Plotting these more nuanced responses on a graph, Chanty arrived at a monthly fee of $2–4 per user—which it still follows today. Its current Business pricing is $3 per user per month.

4. Build flexibility into your SaaS tech stack

Adopting a value-based approach to SaaS pricing is both an art and a science. It involves understanding the value that customers get out of your product and having the ability to quantify this value.

And as you continually experiment with new SaaS pricing strategies, your tech stack also has to be able to flexibly accommodate them.

Take your subscription billing software for example, which is in charge of actually processing payments for your pricing strategies.

Perhaps you want to try charging your customers recurring fees instead of one-time fees.

Alternatively, you may want to offer completely personalized plans and fees to just a few select customers.

Whatever the case, your billing software should have a catalog that’s flexible enough to cater to these different offerings.

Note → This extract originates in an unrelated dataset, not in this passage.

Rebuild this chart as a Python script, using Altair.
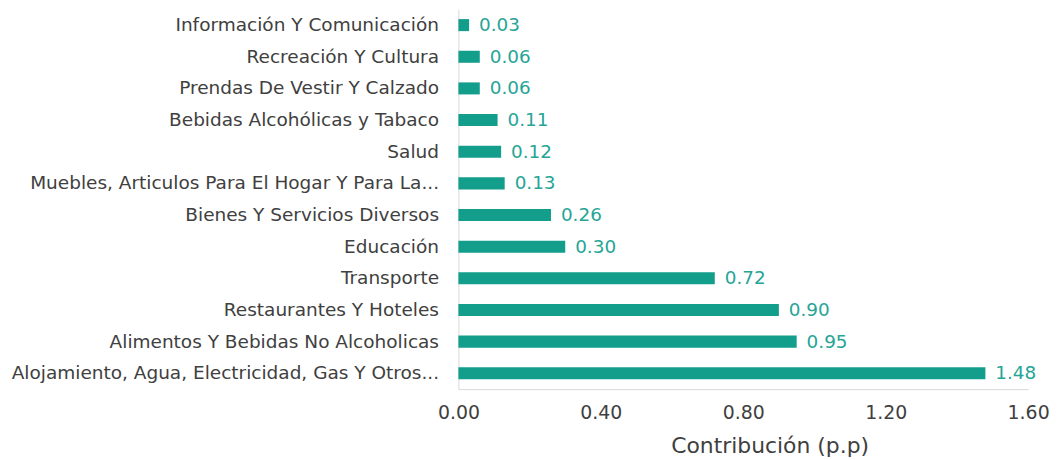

Consider BitHeads, a software development business that offers backend as a service (BaaS). The business’s complex, usage-based pricing system required a flexible, convenient, and secure way for customers to pay.

By moving to an adaptive recurring billing solution, BitHeads has gained the flexibility and automation it needs to manage its elastic pricing model.

If your current tech stack is unable to handle frequent, real-time pricing changes, it’s worth considering expanding its capabilities, or switching to a more flexible solution.